Je termine souvent cet exercice en proposant au narratif de revenir à l’intérieur du patient, d’y trouver une petite place où il peut être tranquille et d’où il pourra toujours souffler ses judicieux conseils au patient.
Consignes pour le débriefing
Centrez votre attention sur l’expérience du patient. Demandez-lui ce qu’il a vécu et comment il a vécu cet exercice. Que retient-il et comment mettra-t-il cela en place ?
Variantes :
Enregistrement vidéo
Vous pouvez filmer l’interview et la visionner avec le patient, depuis sa propre perspective. Proposez-lui d’arrêter la vidéo à certains moments, lorsqu’il ressent une sensation particulière se produire en lui. L’intention de cette séance vidéo est de créer encore un peu plus de distance avec le discours invalidant. Vous pouvez également proposer à l’Autre Externalisé de laisser un message au patient par le biais de la vidéo.

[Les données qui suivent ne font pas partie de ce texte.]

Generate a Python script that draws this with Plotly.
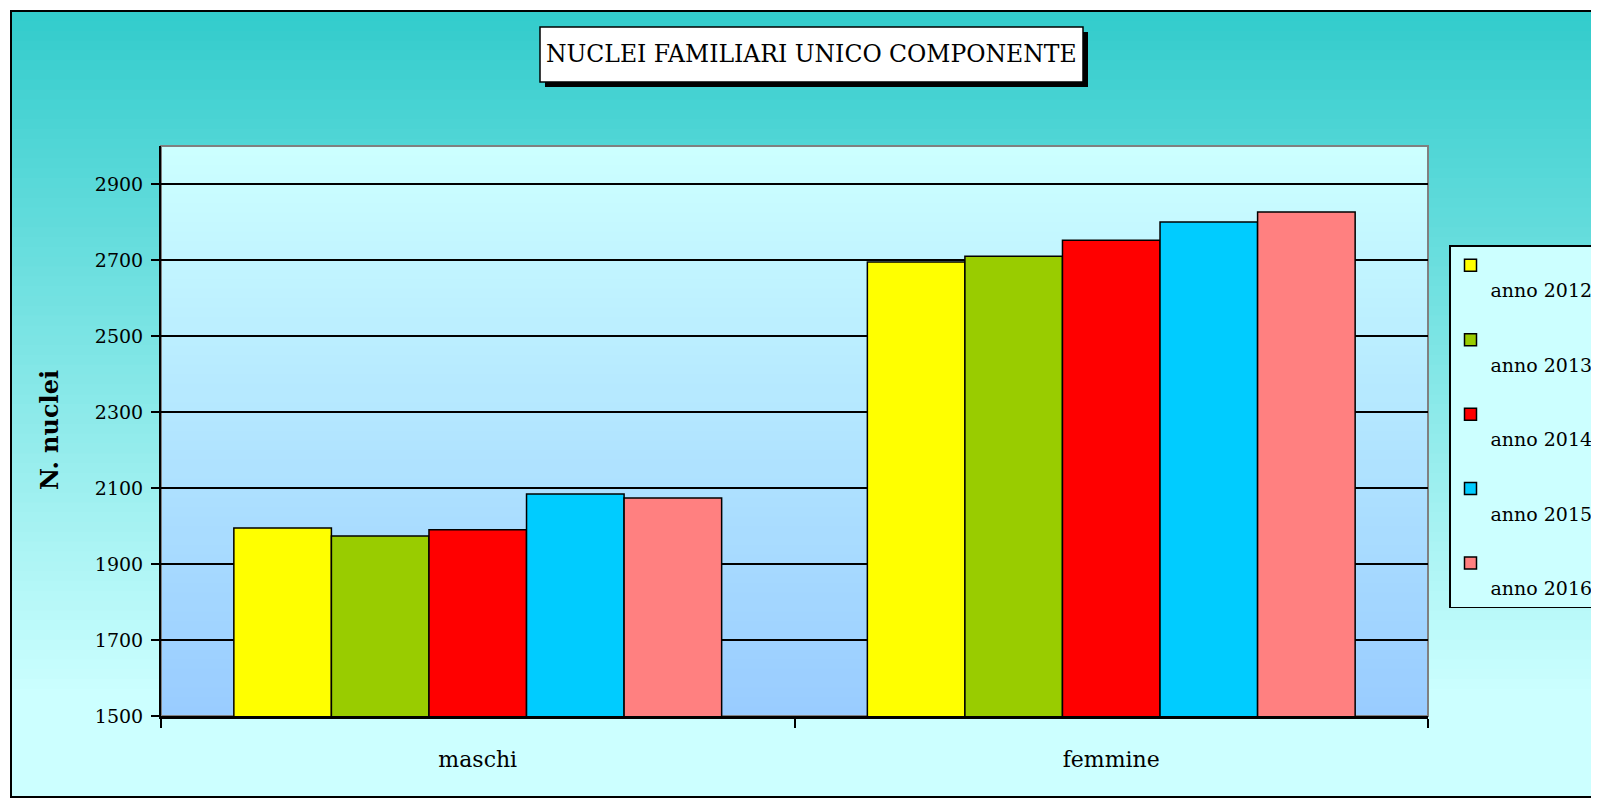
import plotly.graph_objects as go

categories = ["maschi", "femmine"]
years = ["anno 2012", "anno 2013", "anno 2014", "anno 2015", "anno 2016"]
values_2012 = [1995, 2695]
values_2013 = [1974, 2710]
values_2014 = [1990, 2752]
values_2015 = [2084, 2800]
values_2016 = [2074, 2826]
series = [values_2012, values_2013, values_2014, values_2015, values_2016]
colors = ["#FFFF00", "#99CC00", "#FF0000", "#00CCFF", "#FF8080"]

FONT = "DejaVu Serif"
W, H = 1599, 800
OFF = 8  # page body margin
L, R, T, B = 161 - OFF, 1428 - OFF, 146 - OFF, 716 - OFF


def px(x):
    return (x - OFF - L) / (R - L)


def py(y):
    return (B - (y - OFF)) / (B - T)


def lerp(c1, c2, t):
    a = [int(c1[i:i + 2], 16) for i in (1, 3, 5)]
    b = [int(c2[i:i + 2], 16) for i in (1, 3, 5)]
    return "#%02x%02x%02x" % tuple(round(a[k] + (b[k] - a[k]) * t) for k in range(3))


fig = go.Figure()
for name, vals, col in zip(years, series, colors):
    fig.add_trace(go.Bar(
        x=categories, y=vals, name="<br>" + name, legendgroup=name,
        marker=dict(color=col, line=dict(color="black", width=1.5)),
    ))

shapes = []
# outer frame gradient (page coords)
top_y, bot_y = 11, 797
n = 80
for i in range(n):
    y0 = top_y + (bot_y - top_y) * i / n
    y1 = top_y + (bot_y - top_y) * (i + 1) / n + 0.8
    t = min(1.0, (y0 - top_y) / (690 - top_y))
    shapes.append(dict(type="rect", xref="paper", yref="paper",
                       x0=px(11), x1=px(1700), y0=py(min(y1, bot_y)), y1=py(y0),
                       fillcolor=lerp("#33CCCC", "#CCFFFF", t), line=dict(width=0),
                       layer="below"))
# plot area gradient
n2 = 60
for i in range(n2):
    y0 = T + (B - T) * i / n2
    y1 = T + (B - T) * (i + 1) / n2 + 0.8
    t = i / (n2 - 1)
    shapes.append(dict(type="rect", xref="paper", yref="paper",
                       x0=0, x1=1, y0=(B - min(y1, B)) / (B - T), y1=(B - y0) / (B - T),
                       fillcolor=lerp("#CCFFFF", "#99CCFF", t), line=dict(width=0),
                       layer="below"))
# plot area border (grey)
shapes.append(dict(type="rect", xref="paper", yref="paper", x0=0, x1=1, y0=0, y1=1,
                   line=dict(color="#808080", width=2), layer="below"))
# outer frame border
shapes.append(dict(type="rect", xref="paper", yref="paper",
                   x0=px(11), x1=px(1700), y0=py(797), y1=py(11),
                   line=dict(color="black", width=2), layer="below"))
# title box shadow and box
shapes.append(dict(type="rect", xref="paper", yref="paper",
                   x0=px(545), x1=px(1088), y0=py(87), y1=py(32),
                   fillcolor="black", line=dict(width=0), layer="below"))
shapes.append(dict(type="rect", xref="paper", yref="paper",
                   x0=px(540), x1=px(1083), y0=py(82), y1=py(27),
                   fillcolor="white", line=dict(color="black", width=1.5), layer="below"))

fig.update_layout(
    width=W, height=H,
    margin=dict(l=L, r=W - R, t=T, b=H - B, autoexpand=False),
    paper_bgcolor="white",
    plot_bgcolor="rgba(0,0,0,0)",
    font=dict(family=FONT, color="black"),
    barmode="group", bargap=0.23, bargroupgap=0,
    shapes=shapes,
    showlegend=True,
    legend=dict(
        xref="container", yref="container",
        x=(1449 - OFF) / W, y=1 - (245 - OFF) / H, xanchor="left", yanchor="top",
        bgcolor="#CCFFFF", bordercolor="black", borderwidth=1.5,
        font=dict(family=FONT, size=19, color="black"),
        valign="top", tracegroupgap=22, itemwidth=30,
    ),
    annotations=[
        dict(text="NUCLEI FAMILIARI UNICO COMPONENTE", xref="paper", yref="paper",
             x=px(811), y=py(54), showarrow=False, xanchor="center", yanchor="middle",
             font=dict(family=FONT, size=23.5, color="black")),
        dict(text="<b>N. nuclei</b>", xref="paper", yref="paper",
             x=px(49), y=py(430), showarrow=False, textangle=-90,
             xanchor="center", yanchor="middle",
             font=dict(family=FONT, size=24, color="black")),
    ],
)

fig.update_yaxes(
    range=[1500, 3000], tick0=1500, dtick=200,
    ticks="outside", ticklen=8, tickcolor="black", tickwidth=1.5,
    showline=True, linecolor="black", linewidth=2,
    showgrid=True, gridcolor="black", gridwidth=1.5,
    tickfont=dict(family=FONT, size=19, color="black"),
    ticklabelstandoff=4, zeroline=False,
)
fig.update_xaxes(
    tickson="boundaries", ticks="outside", ticklen=9, tickcolor="black", tickwidth=1.5,
    showline=True, linecolor="black", linewidth=2.5,
    tickfont=dict(family=FONT, size=22, color="black"),
    ticklabelstandoff=22,
)

fig.write_html("out.html")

Inviter une personne proche du patient pour assister à l’interview
Vous pouvez planifier cet exercice et demandant au patient d’amener une personne qui lui est proche pour assister à l’interview. L’invité assiste silencieusement à l’interview et intervient ensuite en donnant son impression sur ce qu’il a vécu, ce qu’il a perçu, des difficultés du patient et du patient lui-même. Cet version de l’exercice permet d’induire une validation sociale des difficultés que rencontre le patient et de renforcer ces liens avec sa communauté de soutien.
Focusing
Lorsque le patient est bloqué dans son discours où que vous observer une incohérence importante entre la communication verbale et non verbale, vous pouvez utiliser la technique du focusing, afin de connecter le patient au ressenti corporel de l’Autre Externalisé.
Miroir
En fin d’interview, si vous disposez d’un miroir dans votre local, proposez à l’Autre Externalisé de parler directement au patient, dans le miroir, et de lui dire quelles sont ses intentions.